Bunge traz a confiança na tecnologia para aprimorar nossa existência superando modos de vida atrasados, reconhecendo que não é neutra, mas se alinhando a sua ação racional oriunda do Iluminismo sem esquecer a ação ética e política, embora Cupani ressalte sua falta de apreço a culturas não científicas e nesse caso, as visões de Ladrière e Lacey poderiam ajudar.

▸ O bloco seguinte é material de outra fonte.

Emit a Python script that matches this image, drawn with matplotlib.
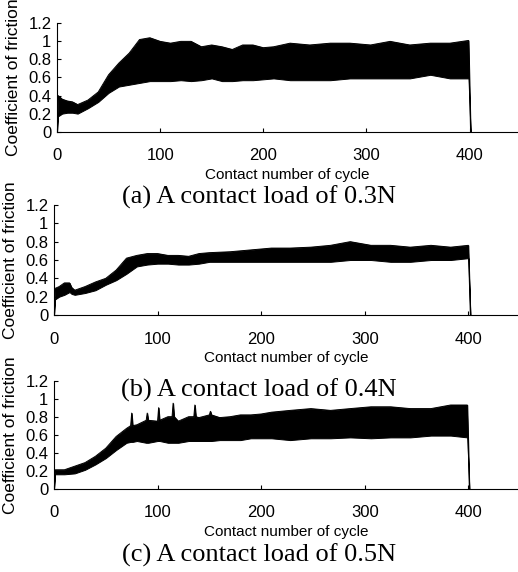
import matplotlib
matplotlib.use('Agg')
import matplotlib.pyplot as plt

# friction band (min / max of the trace)
cyc_a = [0, 1, 5, 10, 15, 20, 30, 40, 50, 60, 70, 80, 90, 100, 110, 120, 130, 140, 150, 160, 170, 180, 190, 200, 210,
         226, 245, 265, 284, 304, 323, 342, 362, 381, 399, 401]
hi_a = [0, 0.40, 0.36, 0.34, 0.33, 0.30, 0.35, 0.44, 0.63, 0.76, 0.87, 1.02, 1.04, 1.00, 0.98, 1.00, 1.00, 0.94, 0.96,
        0.94, 0.91, 0.96, 0.96, 0.93, 0.94, 0.98, 0.96, 0.98, 0.98, 0.96, 1.00, 0.96, 0.98, 0.98, 1.01, 0]
lo_a = [0, 0.17, 0.20, 0.21, 0.21, 0.20, 0.26, 0.33, 0.43, 0.50, 0.52, 0.54, 0.56, 0.56, 0.56, 0.57, 0.56, 0.57, 0.59,
        0.56, 0.56, 0.57, 0.57, 0.58, 0.59, 0.57, 0.57, 0.57, 0.59, 0.59, 0.59, 0.59, 0.63, 0.59, 0.59, 0]

cyc_b = [0, 1, 5, 10, 15, 17, 20, 30, 40, 50, 60, 70, 80, 90, 100, 110, 120, 130, 140, 150,
         170, 190, 210, 228, 248, 267, 286, 306, 325, 344, 364, 383, 400, 402]
hi_b = [0, 0.29, 0.31, 0.35, 0.35, 0.30, 0.27, 0.31, 0.36, 0.40, 0.49, 0.62, 0.65, 0.67, 0.67, 0.65, 0.65, 0.64, 0.67,
        0.68, 0.69, 0.71, 0.73, 0.73, 0.74, 0.76, 0.80, 0.76, 0.76, 0.74, 0.76, 0.74, 0.76, 0]
lo_b = [0, 0.17, 0.20, 0.22, 0.25, 0.23, 0.22, 0.24, 0.27, 0.33, 0.38, 0.45, 0.53, 0.55, 0.56, 0.56, 0.55, 0.55, 0.56,
        0.58, 0.58, 0.58, 0.58, 0.58, 0.58, 0.58, 0.60, 0.60, 0.58, 0.58, 0.60, 0.60, 0.62, 0]

cyc_c = [0, 1, 10, 20, 30, 40, 50, 60, 70, 74, 75, 76, 80, 89, 90, 91, 100, 101, 102, 110, 114, 115, 116, 120, 130,
         135, 136, 137, 140, 150, 151, 152, 160, 170, 180, 190, 200, 210, 228, 248, 267, 286, 306, 325, 344, 364, 383,
         399, 401]
hi_c = [0, 0.21, 0.21, 0.25, 0.29, 0.36, 0.45, 0.58, 0.67, 0.70, 0.84, 0.70, 0.71, 0.76, 0.84, 0.76, 0.75, 0.90, 0.76,
        0.80, 0.80, 0.95, 0.80, 0.75, 0.80, 0.80, 0.93, 0.80, 0.79, 0.82, 0.86, 0.82, 0.79, 0.80, 0.82, 0.82, 0.83, 0.85,
        0.87, 0.89, 0.87, 0.89, 0.91, 0.91, 0.89, 0.89, 0.93, 0.93, 0]
lo_c = [0, 0.16, 0.16, 0.17, 0.21, 0.27, 0.34, 0.43, 0.51, 0.52, 0.52, 0.52, 0.53, 0.51, 0.51, 0.51, 0.53, 0.53, 0.53,
        0.51, 0.51, 0.51, 0.51, 0.51, 0.53, 0.53, 0.53, 0.53, 0.53, 0.53, 0.53, 0.53, 0.54, 0.54, 0.54, 0.56, 0.56, 0.56,
        0.54, 0.56, 0.56, 0.57, 0.56, 0.57, 0.57, 0.59, 0.59, 0.57, 0]

captions = ['(a) A contact load of 0.3N', '(b) A contact load of 0.4N', '(c) A contact load of 0.5N']
xticks = [0, 100, 200, 300, 400]
yticks = [0, 0.2, 0.4, 0.6, 0.8, 1, 1.2]
ytick_labels = ['0', '0.2', '0.4', '0.6', '0.8', '1', '1.2']

sans = 'Liberation Sans'
serif = 'Liberation Serif'

fig = plt.figure(figsize=(5.18, 5.72), dpi=100)

# axes boxes in figure fraction: left, bottom, width, height, xmax
boxes = [
    (57 / 518, (572 - 131.7) / 572, 461 / 518, 108.4 / 572, 447),
    (54 / 518, (572 - 315) / 572, 464 / 518, 110 / 572, 448),
    (54 / 518, (572 - 488.7) / 572, 464 / 518, 108 / 572, 448),
]
caption_y = [(572 - 197) / 572, (572 - 390) / 572, (572 - 555) / 572]
data = [(cyc_a, lo_a, hi_a), (cyc_b, lo_b, hi_b), (cyc_c, lo_c, hi_c)]

for i in range(3):
    l, b, w, h, xmax = boxes[i]
    ax = fig.add_axes([l, b, w, h])
    cyc, lo, hi = data[i]
    ax.fill_between(cyc, lo, hi, color='black', linewidth=0.7, edgecolor='black')
    ax.plot(cyc, hi, color='black', linewidth=0.7)

    ax.set_xlim(0, xmax)
    ax.set_ylim(0, 1.2)
    ax.set_xticks(xticks)
    ax.set_yticks(yticks)
    ax.set_yticklabels(ytick_labels)
    for s in ['top', 'right']:
        ax.spines[s].set_visible(False)
    for s in ['left', 'bottom']:
        ax.spines[s].set_linewidth(0.8)
    ax.tick_params(axis='both', direction='in', length=3, width=0.8, labelsize=12)
    ax.tick_params(axis='x', pad=12)
    ax.tick_params(axis='y', pad=4)
    for t in ax.get_xticklabels() + ax.get_yticklabels():
        t.set_fontfamily(sans)

    ax.set_xlabel('Contact number of cycle', fontsize=11, fontfamily=sans, labelpad=3)
    ax.set_ylabel('Coefficient of friction', fontsize=12.5, fontfamily=sans)
    ax.yaxis.set_label_coords(-36 / (w * 518), 0.5)

    fig.text(0.5, caption_y[i], captions[i], fontsize=19, fontfamily=serif, ha='center', va='center')

fig.savefig('out.png', dpi=100)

Borgmann mostra como paradigma tecnológico nos perpassa e traz uma abordagem dêitica para nos alertar de nossa cumplicidade com a tecnologia. Entretanto, enfatiza Cupani, ele subestima fatores sociais e rejeita a visão marxista alegando que traça um cenário de incapacidade de mudanças que viria de sua proposta de nossa relação ambivalente com a tecnologia. A saída é pelo cultivo dos interesses focais, entretanto, argumenta Cupani, em países periféricos a possibilidade de boa parcela da população mudar a relação com a tecnologia é quase nula se tornando inócua e ingênua.

Feenberg faz a análise no âmbito sociopolítico e critica a eficiência que não é inerente à tecnologia, mas guiada por interesses sociais. Diferentemente de uma proposta marxista clássica, Cupani reforça que ele busca uma relação com a tecnologia que a instrumentalize para transformar o modo de vida e uma transição difícil ao socialismo pelos estratos médios da sociedade, como por exemplo ocorreu em maio de 1968.

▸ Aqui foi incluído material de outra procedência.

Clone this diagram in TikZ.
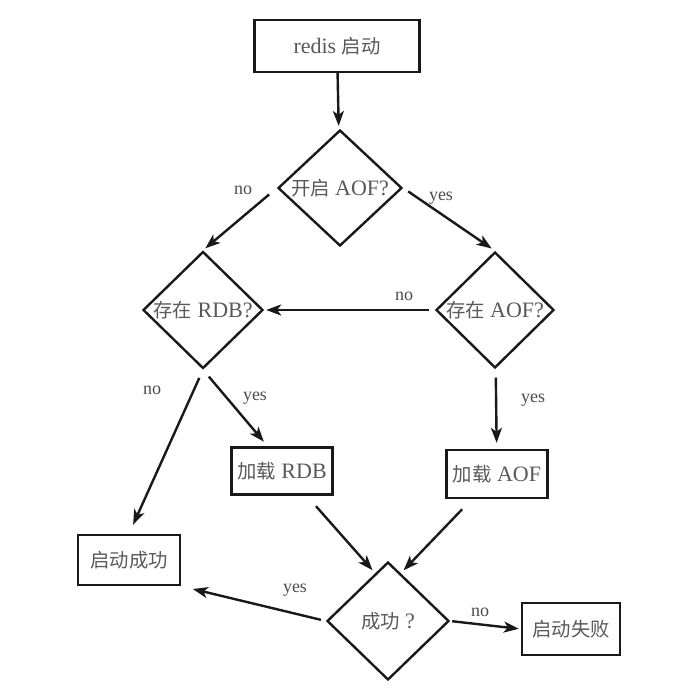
\documentclass[tikz,border=0pt]{standalone}
\usepackage{fontspec}
\setmainfont{Liberation Serif}
\newfontfamily\cjk{Noto Sans CJK SC}[Scale=0.88]
\newcommand{\zh}[1]{{\cjk #1}}
\usetikzlibrary{arrows.meta,shapes.geometric}
\tikzset{
    line color/.style={black!90},
    label color/.style={black!70},
    box/.style={draw,line color,line width=2.4pt,rectangle,inner sep=3pt,text=black!65,font=\fontsize{22}{26}\selectfont},
    decision/.style={draw,line color,line width=2.4pt,diamond,inner sep=0pt,minimum width=122pt,minimum height=116pt,text=black!65,font=\fontsize{22}{26}\selectfont},
    arr/.style={-{Stealth[length=15pt,width=11pt,inset=4pt]},line color,line width=2.4pt},
    lbl/.style={label color,font=\fontsize{18}{21}\selectfont},
}

\begin{document}
\begin{tikzpicture}[x=1pt,y=-1pt]
    \fill[white] (0,0) rectangle (699,694);
    \useasboundingbox (0,0) rectangle (699,694);

    % boxes and decisions
    \node[box,minimum width=165pt,minimum height=52pt] (start) at (337,46) {redis \zh{启动}};
    \node[decision,minimum width=124pt] (aof) at (340,188) {\zh{开启} AOF?};
    \node[decision,minimum width=120pt] (rdb) at (203,310) {\zh{存在} RDB?};
    \node[decision,minimum width=118pt] (hasaof) at (495,310) {\zh{存在} AOF?};
    \node[box,minimum width=101pt,minimum height=47pt] (loadrdb) at (282,471) {\zh{加载} RDB};
    \node[box,minimum width=101pt,minimum height=48pt] (loadaof) at (497,474) {\zh{加载} AOF};
    \node[box,minimum width=102pt,minimum height=50pt] (ok) at (129,560) {\zh{启动成功}};
    \node[decision,minimum height=118pt] (done) at (388,621) {\zh{成功} ?};
    \node[box,minimum width=98pt,minimum height=52pt] (fail) at (571,629) {\zh{启动失败}};

    % connectors
    \draw[arr,shorten >=4pt] (start) -- (aof);
    \draw[arr,shorten <=10pt,shorten >=3pt] (aof.west) -- (rdb.north);
    \draw[arr,shorten <=6pt,shorten >=4pt] (aof.east) -- (hasaof.north);
    \draw[arr,shorten <=6pt,shorten >=2pt] (hasaof) -- (rdb);
    \draw[arr,shorten <=9pt,shorten >=10pt] (rdb.south) -- (ok.north);
    \draw[arr,shorten <=9pt,shorten >=6pt] (rdb.south) -- (loadrdb.120);
    \draw[arr,shorten <=9pt,shorten >=6pt] (hasaof) -- (loadaof);
    \draw[arr,shorten <=14pt,shorten >=4pt] (loadrdb.-45) -- (done.105);
    \draw[arr,shorten <=14pt,shorten >=4pt] (loadaof.-135) -- (done.75);
    \draw[arr,shorten <=5pt,shorten >=12pt] (done.west) -- (ok.south east);
    \draw[arr,shorten <=2pt,shorten >=2pt] (done.east) -- (fail.west);

    % labels
    \node[lbl] (l aof no) at (243,190) {no};
    \node[lbl] (l aof yes) at (441,198) {yes};
    \node[lbl] (l has no) at (404,296) {no};
    \node[lbl] (l rdb no) at (152,390) {no};
    \node[lbl] (l rdb yes) at (255,398) {yes};
    \node[lbl] (l has yes) at (533,400) {yes};
    \node[lbl] (l done yes) at (295,590) {yes};
    \node[lbl] (l done no) at (480,612) {no};
\end{tikzpicture}
\end{document}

Por fim Cupani, cita Feenberg na função heurística da tecnologia, de “quebrar a ilusão de necessidade de que o mundo quotidiano está recoberto”, que talvez valha para os três autores, como forma de abordar os desafios da análise tecnológica na busca por um mundo melhor.



[i] Conforme https://www.scielo.br/pdf/ss/v2n4/a02v2n4.pdf, acesso em 15/02/2021. Alberto Cupani, na Revista Scientiae Studia (2004).

[ii] Os dois últimos com Technology and the character of contemporary life (1984) e Transforming technology (2002).

[iii] Cupani caracteriza: teorias instrumentais veem a tecnologia como um meio ao serviço dos propósitos humanos; teorias substancialistas acreditam que a tecnologia seja autônoma; teorias pluralistas insistem na multiplicidade de fatores aos quais responde a tecnologia.

[iv] Esse nos parece ser o conceito central da tecnologia e o mais artificial e impositivo. O que não serve a esse fim é indiferente.

[v] Ou mostrativa, ou seja, baseada naquelas experiências de coisas que possuem valor e direito de existir em si mesmas (e não como meros meios) e no testemunho que se pode dar delas.

[vi] Reificado é como estou, é como estava até acordar do sono dogmático, do qual ainda desembaço a vista.